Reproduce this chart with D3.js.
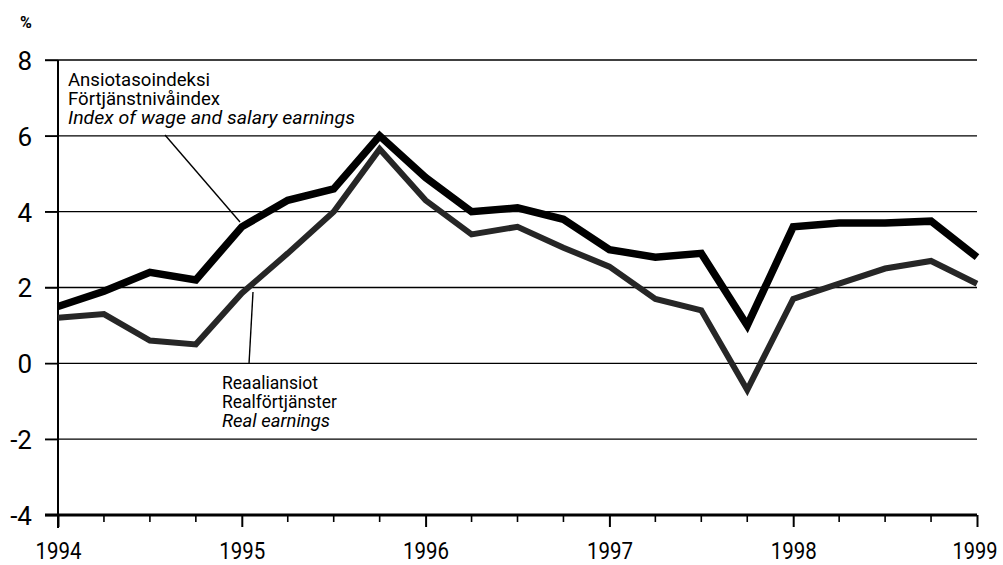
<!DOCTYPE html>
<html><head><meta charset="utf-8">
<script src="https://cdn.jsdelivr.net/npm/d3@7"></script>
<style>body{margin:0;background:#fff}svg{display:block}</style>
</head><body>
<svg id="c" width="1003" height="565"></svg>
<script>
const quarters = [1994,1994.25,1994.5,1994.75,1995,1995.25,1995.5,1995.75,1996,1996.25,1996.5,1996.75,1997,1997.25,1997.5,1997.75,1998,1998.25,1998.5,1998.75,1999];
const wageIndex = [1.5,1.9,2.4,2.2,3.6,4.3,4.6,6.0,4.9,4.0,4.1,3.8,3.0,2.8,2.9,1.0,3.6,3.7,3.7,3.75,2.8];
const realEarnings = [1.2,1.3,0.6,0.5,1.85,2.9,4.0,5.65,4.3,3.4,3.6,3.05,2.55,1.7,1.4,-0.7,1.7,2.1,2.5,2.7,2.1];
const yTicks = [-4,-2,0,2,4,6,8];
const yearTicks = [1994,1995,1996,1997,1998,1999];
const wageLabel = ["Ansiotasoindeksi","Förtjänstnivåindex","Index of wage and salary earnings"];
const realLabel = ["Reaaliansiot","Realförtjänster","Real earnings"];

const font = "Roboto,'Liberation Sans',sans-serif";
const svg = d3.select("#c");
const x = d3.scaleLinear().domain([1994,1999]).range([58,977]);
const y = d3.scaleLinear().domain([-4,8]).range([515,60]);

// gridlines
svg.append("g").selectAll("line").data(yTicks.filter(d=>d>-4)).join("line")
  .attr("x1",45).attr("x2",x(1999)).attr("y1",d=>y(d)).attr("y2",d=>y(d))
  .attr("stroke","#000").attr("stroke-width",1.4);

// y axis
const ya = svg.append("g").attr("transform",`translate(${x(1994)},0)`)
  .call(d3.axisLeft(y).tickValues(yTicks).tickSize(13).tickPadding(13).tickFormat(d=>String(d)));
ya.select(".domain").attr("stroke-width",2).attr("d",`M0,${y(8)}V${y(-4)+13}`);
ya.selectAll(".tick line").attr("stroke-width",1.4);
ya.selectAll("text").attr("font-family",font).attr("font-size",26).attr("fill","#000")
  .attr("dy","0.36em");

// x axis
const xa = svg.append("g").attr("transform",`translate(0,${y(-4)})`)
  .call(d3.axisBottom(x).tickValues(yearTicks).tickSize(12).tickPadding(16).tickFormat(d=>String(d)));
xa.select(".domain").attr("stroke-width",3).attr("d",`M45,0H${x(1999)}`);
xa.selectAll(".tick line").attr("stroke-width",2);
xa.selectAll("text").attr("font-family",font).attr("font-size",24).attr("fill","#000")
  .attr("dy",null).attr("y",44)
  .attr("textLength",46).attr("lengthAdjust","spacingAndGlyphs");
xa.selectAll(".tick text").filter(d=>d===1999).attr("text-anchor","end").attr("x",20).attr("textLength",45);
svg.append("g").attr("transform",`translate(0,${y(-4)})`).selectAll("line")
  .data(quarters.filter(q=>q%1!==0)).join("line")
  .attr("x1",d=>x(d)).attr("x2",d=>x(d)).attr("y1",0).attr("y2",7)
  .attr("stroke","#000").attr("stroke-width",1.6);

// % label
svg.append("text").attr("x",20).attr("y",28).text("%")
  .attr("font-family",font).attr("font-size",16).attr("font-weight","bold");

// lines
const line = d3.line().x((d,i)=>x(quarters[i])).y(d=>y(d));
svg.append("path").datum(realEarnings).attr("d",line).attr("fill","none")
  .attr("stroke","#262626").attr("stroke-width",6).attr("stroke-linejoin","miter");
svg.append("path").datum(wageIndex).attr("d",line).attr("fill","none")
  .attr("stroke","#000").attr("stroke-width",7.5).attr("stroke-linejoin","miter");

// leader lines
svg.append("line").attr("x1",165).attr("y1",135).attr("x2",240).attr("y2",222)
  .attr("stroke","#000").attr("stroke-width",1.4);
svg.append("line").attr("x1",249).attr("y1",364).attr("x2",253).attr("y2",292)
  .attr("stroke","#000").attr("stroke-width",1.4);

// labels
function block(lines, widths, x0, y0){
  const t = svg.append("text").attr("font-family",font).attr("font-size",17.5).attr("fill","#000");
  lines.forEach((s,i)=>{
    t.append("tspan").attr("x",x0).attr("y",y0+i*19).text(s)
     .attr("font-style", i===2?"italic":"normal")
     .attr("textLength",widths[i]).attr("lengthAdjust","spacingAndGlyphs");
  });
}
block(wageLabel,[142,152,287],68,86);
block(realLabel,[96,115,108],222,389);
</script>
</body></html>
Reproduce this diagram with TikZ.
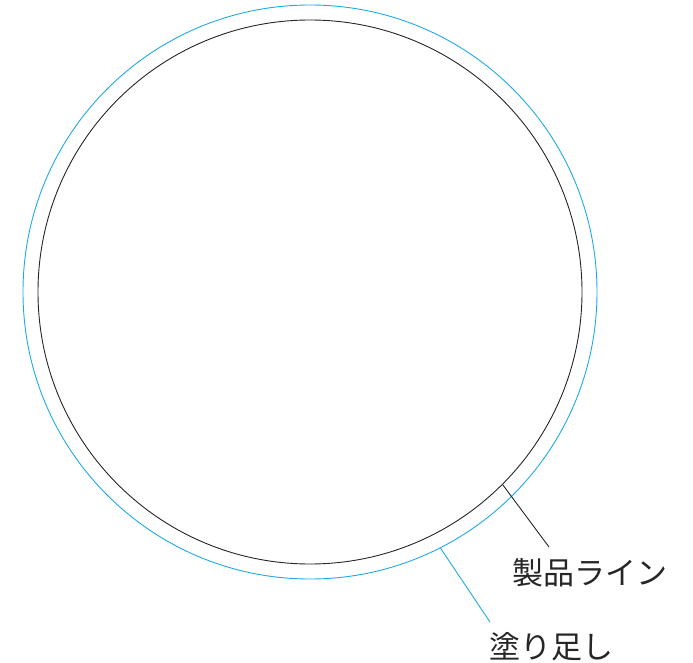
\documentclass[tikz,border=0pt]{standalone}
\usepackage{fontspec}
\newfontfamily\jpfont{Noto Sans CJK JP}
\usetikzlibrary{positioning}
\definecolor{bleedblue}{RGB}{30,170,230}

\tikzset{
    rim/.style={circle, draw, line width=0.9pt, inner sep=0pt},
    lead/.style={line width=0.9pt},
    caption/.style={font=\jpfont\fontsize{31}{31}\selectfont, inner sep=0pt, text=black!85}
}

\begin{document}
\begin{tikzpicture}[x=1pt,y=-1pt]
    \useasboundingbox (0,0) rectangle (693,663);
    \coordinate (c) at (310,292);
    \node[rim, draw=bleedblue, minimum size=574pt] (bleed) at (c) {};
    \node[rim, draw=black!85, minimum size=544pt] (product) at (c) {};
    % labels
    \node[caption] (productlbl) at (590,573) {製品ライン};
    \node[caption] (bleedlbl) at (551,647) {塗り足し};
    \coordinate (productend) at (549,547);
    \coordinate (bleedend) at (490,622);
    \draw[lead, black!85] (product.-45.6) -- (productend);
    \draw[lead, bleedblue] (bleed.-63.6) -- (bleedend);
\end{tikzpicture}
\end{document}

************

* **To do**
None of the pictures should appear; repeat the records exactly otherwise.

* **Written answer**
Reproduce this chart with D3.js.
<!DOCTYPE html>
<html><head><meta charset="utf-8">
<script src="https://cdn.jsdelivr.net/npm/d3@7"></script>
<style>body{margin:0;background:#fff}svg{display:block}</style>
</head><body>
<svg id="c" width="1003" height="565"></svg>
<script>
const quarters = [1994,1994.25,1994.5,1994.75,1995,1995.25,1995.5,1995.75,1996,1996.25,1996.5,1996.75,1997,1997.25,1997.5,1997.75,1998,1998.25,1998.5,1998.75,1999];
const wageIndex = [1.5,1.9,2.4,2.2,3.6,4.3,4.6,6.0,4.9,4.0,4.1,3.8,3.0,2.8,2.9,1.0,3.6,3.7,3.7,3.75,2.8];
const realEarnings = [1.2,1.3,0.6,0.5,1.85,2.9,4.0,5.65,4.3,3.4,3.6,3.05,2.55,1.7,1.4,-0.7,1.7,2.1,2.5,2.7,2.1];
const yTicks = [-4,-2,0,2,4,6,8];
const yearTicks = [1994,1995,1996,1997,1998,1999];
const wageLabel = ["Ansiotasoindeksi","Förtjänstnivåindex","Index of wage and salary earnings"];
const realLabel = ["Reaaliansiot","Realförtjänster","Real earnings"];

const font = "Roboto,'Liberation Sans',sans-serif";
const svg = d3.select("#c");
const x = d3.scaleLinear().domain([1994,1999]).range([58,977]);
const y = d3.scaleLinear().domain([-4,8]).range([515,60]);

// gridlines
svg.append("g").selectAll("line").data(yTicks.filter(d=>d>-4)).join("line")
  .attr("x1",45).attr("x2",x(1999)).attr("y1",d=>y(d)).attr("y2",d=>y(d))
  .attr("stroke","#000").attr("stroke-width",1.4);

// y axis
const ya = svg.append("g").attr("transform",`translate(${x(1994)},0)`)
  .call(d3.axisLeft(y).tickValues(yTicks).tickSize(13).tickPadding(13).tickFormat(d=>String(d)));
ya.select(".domain").attr("stroke-width",2).attr("d",`M0,${y(8)}V${y(-4)+13}`);
ya.selectAll(".tick line").attr("stroke-width",1.4);
ya.selectAll("text").attr("font-family",font).attr("font-size",26).attr("fill","#000")
  .attr("dy","0.36em");

// x axis
const xa = svg.append("g").attr("transform",`translate(0,${y(-4)})`)
  .call(d3.axisBottom(x).tickValues(yearTicks).tickSize(12).tickPadding(16).tickFormat(d=>String(d)));
xa.select(".domain").attr("stroke-width",3).attr("d",`M45,0H${x(1999)}`);
xa.selectAll(".tick line").attr("stroke-width",2);
xa.selectAll("text").attr("font-family",font).attr("font-size",24).attr("fill","#000")
  .attr("dy",null).attr("y",44)
  .attr("textLength",46).attr("lengthAdjust","spacingAndGlyphs");
xa.selectAll(".tick text").filter(d=>d===1999).attr("text-anchor","end").attr("x",20).attr("textLength",45);
svg.append("g").attr("transform",`translate(0,${y(-4)})`).selectAll("line")
  .data(quarters.filter(q=>q%1!==0)).join("line")
  .attr("x1",d=>x(d)).attr("x2",d=>x(d)).attr("y1",0).attr("y2",7)
  .attr("stroke","#000").attr("stroke-width",1.6);

// % label
svg.append("text").attr("x",20).attr("y",28).text("%")
  .attr("font-family",font).attr("font-size",16).attr("font-weight","bold");

// lines
const line = d3.line().x((d,i)=>x(quarters[i])).y(d=>y(d));
svg.append("path").datum(realEarnings).attr("d",line).attr("fill","none")
  .attr("stroke","#262626").attr("stroke-width",6).attr("stroke-linejoin","miter");
svg.append("path").datum(wageIndex).attr("d",line).attr("fill","none")
  .attr("stroke","#000").attr("stroke-width",7.5).attr("stroke-linejoin","miter");

// leader lines
svg.append("line").attr("x1",165).attr("y1",135).attr("x2",240).attr("y2",222)
  .attr("stroke","#000").attr("stroke-width",1.4);
svg.append("line").attr("x1",249).attr("y1",364).attr("x2",253).attr("y2",292)
  .attr("stroke","#000").attr("stroke-width",1.4);

// labels
function block(lines, widths, x0, y0){
  const t = svg.append("text").attr("font-family",font).attr("font-size",17.5).attr("fill","#000");
  lines.forEach((s,i)=>{
    t.append("tspan").attr("x",x0).attr("y",y0+i*19).text(s)
     .attr("font-style", i===2?"italic":"normal")
     .attr("textLength",widths[i]).attr("lengthAdjust","spacingAndGlyphs");
  });
}
block(wageLabel,[142,152,287],68,86);
block(realLabel,[96,115,108],222,389);
</script>
</body></html>
Reproduce this diagram with TikZ.
\documentclass[tikz,border=0pt]{standalone}
\usepackage{fontspec}
\newfontfamily\jpfont{Noto Sans CJK JP}
\usetikzlibrary{positioning}
\definecolor{bleedblue}{RGB}{30,170,230}

\tikzset{
    rim/.style={circle, draw, line width=0.9pt, inner sep=0pt},
    lead/.style={line width=0.9pt},
    caption/.style={font=\jpfont\fontsize{31}{31}\selectfont, inner sep=0pt, text=black!85}
}

\begin{document}
\begin{tikzpicture}[x=1pt,y=-1pt]
    \useasboundingbox (0,0) rectangle (693,663);
    \coordinate (c) at (310,292);
    \node[rim, draw=bleedblue, minimum size=574pt] (bleed) at (c) {};
    \node[rim, draw=black!85, minimum size=544pt] (product) at (c) {};
    % labels
    \node[caption] (productlbl) at (590,573) {製品ライン};
    \node[caption] (bleedlbl) at (551,647) {塗り足し};
    \coordinate (productend) at (549,547);
    \coordinate (bleedend) at (490,622);
    \draw[lead, black!85] (product.-45.6) -- (productend);
    \draw[lead, bleedblue] (bleed.-63.6) -- (bleedend);
\end{tikzpicture}
\end{document}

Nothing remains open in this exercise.